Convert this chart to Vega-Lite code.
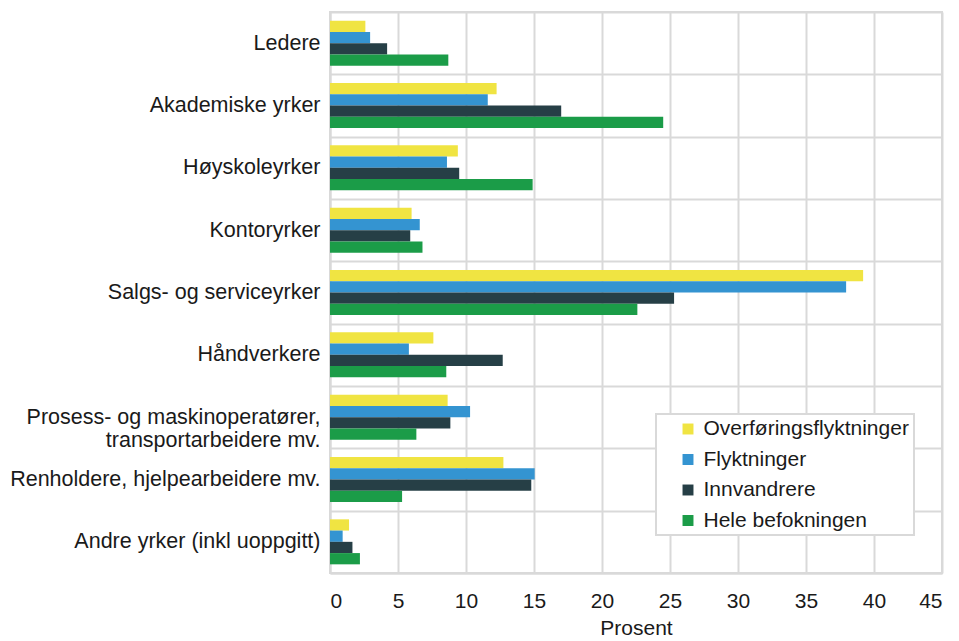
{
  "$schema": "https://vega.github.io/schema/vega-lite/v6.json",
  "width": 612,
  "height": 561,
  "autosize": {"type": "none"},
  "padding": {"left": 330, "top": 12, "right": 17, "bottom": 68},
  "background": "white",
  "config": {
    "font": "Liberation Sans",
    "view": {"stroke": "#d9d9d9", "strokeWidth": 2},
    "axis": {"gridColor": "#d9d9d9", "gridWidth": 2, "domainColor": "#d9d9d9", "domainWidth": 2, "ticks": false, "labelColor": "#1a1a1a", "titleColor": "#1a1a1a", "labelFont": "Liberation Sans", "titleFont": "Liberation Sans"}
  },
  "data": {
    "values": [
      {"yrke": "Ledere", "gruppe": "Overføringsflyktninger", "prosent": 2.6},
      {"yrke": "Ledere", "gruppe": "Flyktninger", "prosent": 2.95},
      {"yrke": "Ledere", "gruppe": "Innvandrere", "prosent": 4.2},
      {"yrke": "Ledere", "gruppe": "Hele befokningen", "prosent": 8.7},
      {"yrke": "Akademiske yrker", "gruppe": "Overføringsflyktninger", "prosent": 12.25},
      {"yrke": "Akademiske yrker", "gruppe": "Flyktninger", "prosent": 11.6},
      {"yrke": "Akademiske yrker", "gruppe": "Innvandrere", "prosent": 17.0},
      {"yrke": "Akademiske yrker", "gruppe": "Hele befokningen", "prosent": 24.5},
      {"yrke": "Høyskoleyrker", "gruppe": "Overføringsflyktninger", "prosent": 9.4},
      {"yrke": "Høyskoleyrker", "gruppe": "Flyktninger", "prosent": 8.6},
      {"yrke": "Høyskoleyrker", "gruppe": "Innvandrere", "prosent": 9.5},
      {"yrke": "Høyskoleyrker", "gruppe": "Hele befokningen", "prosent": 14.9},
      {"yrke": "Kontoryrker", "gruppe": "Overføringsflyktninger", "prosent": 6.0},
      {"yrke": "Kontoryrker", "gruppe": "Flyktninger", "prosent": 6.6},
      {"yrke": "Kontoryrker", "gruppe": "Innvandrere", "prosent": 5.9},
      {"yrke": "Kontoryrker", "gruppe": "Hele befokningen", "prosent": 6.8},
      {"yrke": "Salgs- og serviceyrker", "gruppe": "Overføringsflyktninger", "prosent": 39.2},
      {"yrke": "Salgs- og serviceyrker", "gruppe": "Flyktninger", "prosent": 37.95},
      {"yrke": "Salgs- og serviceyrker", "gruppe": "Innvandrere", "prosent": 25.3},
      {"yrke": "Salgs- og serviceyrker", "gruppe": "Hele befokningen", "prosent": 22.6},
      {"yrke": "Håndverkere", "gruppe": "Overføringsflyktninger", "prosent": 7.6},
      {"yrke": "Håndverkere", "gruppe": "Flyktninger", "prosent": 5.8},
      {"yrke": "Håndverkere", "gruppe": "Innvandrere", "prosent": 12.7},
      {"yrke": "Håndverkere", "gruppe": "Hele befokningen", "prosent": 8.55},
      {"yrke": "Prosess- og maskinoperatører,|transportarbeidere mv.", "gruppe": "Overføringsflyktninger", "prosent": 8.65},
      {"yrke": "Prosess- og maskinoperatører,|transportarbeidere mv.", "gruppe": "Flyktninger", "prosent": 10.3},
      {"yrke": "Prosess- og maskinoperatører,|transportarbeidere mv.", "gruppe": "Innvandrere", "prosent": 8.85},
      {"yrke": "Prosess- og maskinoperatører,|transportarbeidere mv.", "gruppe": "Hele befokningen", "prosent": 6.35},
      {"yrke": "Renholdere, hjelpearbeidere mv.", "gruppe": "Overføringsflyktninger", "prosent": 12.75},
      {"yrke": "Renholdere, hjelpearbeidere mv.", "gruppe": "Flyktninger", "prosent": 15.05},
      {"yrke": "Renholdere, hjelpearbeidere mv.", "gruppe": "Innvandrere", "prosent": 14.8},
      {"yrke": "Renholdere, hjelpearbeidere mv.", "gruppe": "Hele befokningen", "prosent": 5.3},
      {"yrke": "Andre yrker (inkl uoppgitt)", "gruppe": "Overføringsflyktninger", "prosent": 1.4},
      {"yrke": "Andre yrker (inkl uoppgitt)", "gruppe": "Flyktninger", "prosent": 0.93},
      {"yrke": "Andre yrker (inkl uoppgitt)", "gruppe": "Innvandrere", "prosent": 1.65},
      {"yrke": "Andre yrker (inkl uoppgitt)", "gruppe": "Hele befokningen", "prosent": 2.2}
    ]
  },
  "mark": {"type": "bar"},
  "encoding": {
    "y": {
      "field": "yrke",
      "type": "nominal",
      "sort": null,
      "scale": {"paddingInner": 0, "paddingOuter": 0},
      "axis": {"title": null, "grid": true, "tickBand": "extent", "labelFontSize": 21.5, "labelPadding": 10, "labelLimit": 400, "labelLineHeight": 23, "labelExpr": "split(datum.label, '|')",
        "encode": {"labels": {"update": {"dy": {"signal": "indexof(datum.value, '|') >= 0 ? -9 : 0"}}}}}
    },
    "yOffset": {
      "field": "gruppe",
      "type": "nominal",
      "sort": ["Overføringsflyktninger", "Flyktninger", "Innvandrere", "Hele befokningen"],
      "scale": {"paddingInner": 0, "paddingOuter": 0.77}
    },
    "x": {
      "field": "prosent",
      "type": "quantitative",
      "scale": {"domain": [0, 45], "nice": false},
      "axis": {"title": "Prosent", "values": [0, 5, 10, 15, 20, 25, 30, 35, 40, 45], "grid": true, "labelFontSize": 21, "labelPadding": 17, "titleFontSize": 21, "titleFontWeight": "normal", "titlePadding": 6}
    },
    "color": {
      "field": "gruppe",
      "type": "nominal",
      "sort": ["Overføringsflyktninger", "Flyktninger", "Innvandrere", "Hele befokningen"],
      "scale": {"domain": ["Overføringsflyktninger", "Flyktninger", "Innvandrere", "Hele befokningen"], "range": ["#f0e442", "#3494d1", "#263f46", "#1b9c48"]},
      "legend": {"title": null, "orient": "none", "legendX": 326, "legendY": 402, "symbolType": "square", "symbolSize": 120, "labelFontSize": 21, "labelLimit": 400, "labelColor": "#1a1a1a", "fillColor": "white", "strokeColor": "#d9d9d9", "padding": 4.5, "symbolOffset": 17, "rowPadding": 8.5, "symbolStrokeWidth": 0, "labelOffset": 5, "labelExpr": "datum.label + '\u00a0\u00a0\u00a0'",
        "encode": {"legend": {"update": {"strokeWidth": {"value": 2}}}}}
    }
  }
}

****************

### [Goal]
Reproduce all of the material exactly, apart from the pictures.

### [Response]
Convert this chart to Vega-Lite code.
{
  "$schema": "https://vega.github.io/schema/vega-lite/v6.json",
  "width": 612,
  "height": 561,
  "autosize": {"type": "none"},
  "padding": {"left": 330, "top": 12, "right": 17, "bottom": 68},
  "background": "white",
  "config": {
    "font": "Liberation Sans",
    "view": {"stroke": "#d9d9d9", "strokeWidth": 2},
    "axis": {"gridColor": "#d9d9d9", "gridWidth": 2, "domainColor": "#d9d9d9", "domainWidth": 2, "ticks": false, "labelColor": "#1a1a1a", "titleColor": "#1a1a1a", "labelFont": "Liberation Sans", "titleFont": "Liberation Sans"}
  },
  "data": {
    "values": [
      {"yrke": "Ledere", "gruppe": "Overføringsflyktninger", "prosent": 2.6},
      {"yrke": "Ledere", "gruppe": "Flyktninger", "prosent": 2.95},
      {"yrke": "Ledere", "gruppe": "Innvandrere", "prosent": 4.2},
      {"yrke": "Ledere", "gruppe": "Hele befokningen", "prosent": 8.7},
      {"yrke": "Akademiske yrker", "gruppe": "Overføringsflyktninger", "prosent": 12.25},
      {"yrke": "Akademiske yrker", "gruppe": "Flyktninger", "prosent": 11.6},
      {"yrke": "Akademiske yrker", "gruppe": "Innvandrere", "prosent": 17.0},
      {"yrke": "Akademiske yrker", "gruppe": "Hele befokningen", "prosent": 24.5},
      {"yrke": "Høyskoleyrker", "gruppe": "Overføringsflyktninger", "prosent": 9.4},
      {"yrke": "Høyskoleyrker", "gruppe": "Flyktninger", "prosent": 8.6},
      {"yrke": "Høyskoleyrker", "gruppe": "Innvandrere", "prosent": 9.5},
      {"yrke": "Høyskoleyrker", "gruppe": "Hele befokningen", "prosent": 14.9},
      {"yrke": "Kontoryrker", "gruppe": "Overføringsflyktninger", "prosent": 6.0},
      {"yrke": "Kontoryrker", "gruppe": "Flyktninger", "prosent": 6.6},
      {"yrke": "Kontoryrker", "gruppe": "Innvandrere", "prosent": 5.9},
      {"yrke": "Kontoryrker", "gruppe": "Hele befokningen", "prosent": 6.8},
      {"yrke": "Salgs- og serviceyrker", "gruppe": "Overføringsflyktninger", "prosent": 39.2},
      {"yrke": "Salgs- og serviceyrker", "gruppe": "Flyktninger", "prosent": 37.95},
      {"yrke": "Salgs- og serviceyrker", "gruppe": "Innvandrere", "prosent": 25.3},
      {"yrke": "Salgs- og serviceyrker", "gruppe": "Hele befokningen", "prosent": 22.6},
      {"yrke": "Håndverkere", "gruppe": "Overføringsflyktninger", "prosent": 7.6},
      {"yrke": "Håndverkere", "gruppe": "Flyktninger", "prosent": 5.8},
      {"yrke": "Håndverkere", "gruppe": "Innvandrere", "prosent": 12.7},
      {"yrke": "Håndverkere", "gruppe": "Hele befokningen", "prosent": 8.55},
      {"yrke": "Prosess- og maskinoperatører,|transportarbeidere mv.", "gruppe": "Overføringsflyktninger", "prosent": 8.65},
      {"yrke": "Prosess- og maskinoperatører,|transportarbeidere mv.", "gruppe": "Flyktninger", "prosent": 10.3},
      {"yrke": "Prosess- og maskinoperatører,|transportarbeidere mv.", "gruppe": "Innvandrere", "prosent": 8.85},
      {"yrke": "Prosess- og maskinoperatører,|transportarbeidere mv.", "gruppe": "Hele befokningen", "prosent": 6.35},
      {"yrke": "Renholdere, hjelpearbeidere mv.", "gruppe": "Overføringsflyktninger", "prosent": 12.75},
      {"yrke": "Renholdere, hjelpearbeidere mv.", "gruppe": "Flyktninger", "prosent": 15.05},
      {"yrke": "Renholdere, hjelpearbeidere mv.", "gruppe": "Innvandrere", "prosent": 14.8},
      {"yrke": "Renholdere, hjelpearbeidere mv.", "gruppe": "Hele befokningen", "prosent": 5.3},
      {"yrke": "Andre yrker (inkl uoppgitt)", "gruppe": "Overføringsflyktninger", "prosent": 1.4},
      {"yrke": "Andre yrker (inkl uoppgitt)", "gruppe": "Flyktninger", "prosent": 0.93},
      {"yrke": "Andre yrker (inkl uoppgitt)", "gruppe": "Innvandrere", "prosent": 1.65},
      {"yrke": "Andre yrker (inkl uoppgitt)", "gruppe": "Hele befokningen", "prosent": 2.2}
    ]
  },
  "mark": {"type": "bar"},
  "encoding": {
    "y": {
      "field": "yrke",
      "type": "nominal",
      "sort": null,
      "scale": {"paddingInner": 0, "paddingOuter": 0},
      "axis": {"title": null, "grid": true, "tickBand": "extent", "labelFontSize": 21.5, "labelPadding": 10, "labelLimit": 400, "labelLineHeight": 23, "labelExpr": "split(datum.label, '|')",
        "encode": {"labels": {"update": {"dy": {"signal": "indexof(datum.value, '|') >= 0 ? -9 : 0"}}}}}
    },
    "yOffset": {
      "field": "gruppe",
      "type": "nominal",
      "sort": ["Overføringsflyktninger", "Flyktninger", "Innvandrere", "Hele befokningen"],
      "scale": {"paddingInner": 0, "paddingOuter": 0.77}
    },
    "x": {
      "field": "prosent",
      "type": "quantitative",
      "scale": {"domain": [0, 45], "nice": false},
      "axis": {"title": "Prosent", "values": [0, 5, 10, 15, 20, 25, 30, 35, 40, 45], "grid": true, "labelFontSize": 21, "labelPadding": 17, "titleFontSize": 21, "titleFontWeight": "normal", "titlePadding": 6}
    },
    "color": {
      "field": "gruppe",
      "type": "nominal",
      "sort": ["Overføringsflyktninger", "Flyktninger", "Innvandrere", "Hele befokningen"],
      "scale": {"domain": ["Overføringsflyktninger", "Flyktninger", "Innvandrere", "Hele befokningen"], "range": ["#f0e442", "#3494d1", "#263f46", "#1b9c48"]},
      "legend": {"title": null, "orient": "none", "legendX": 326, "legendY": 402, "symbolType": "square", "symbolSize": 120, "labelFontSize": 21, "labelLimit": 400, "labelColor": "#1a1a1a", "fillColor": "white", "strokeColor": "#d9d9d9", "padding": 4.5, "symbolOffset": 17, "rowPadding": 8.5, "symbolStrokeWidth": 0, "labelOffset": 5, "labelExpr": "datum.label + '\u00a0\u00a0\u00a0'",
        "encode": {"legend": {"update": {"strokeWidth": {"value": 2}}}}}
    }
  }
}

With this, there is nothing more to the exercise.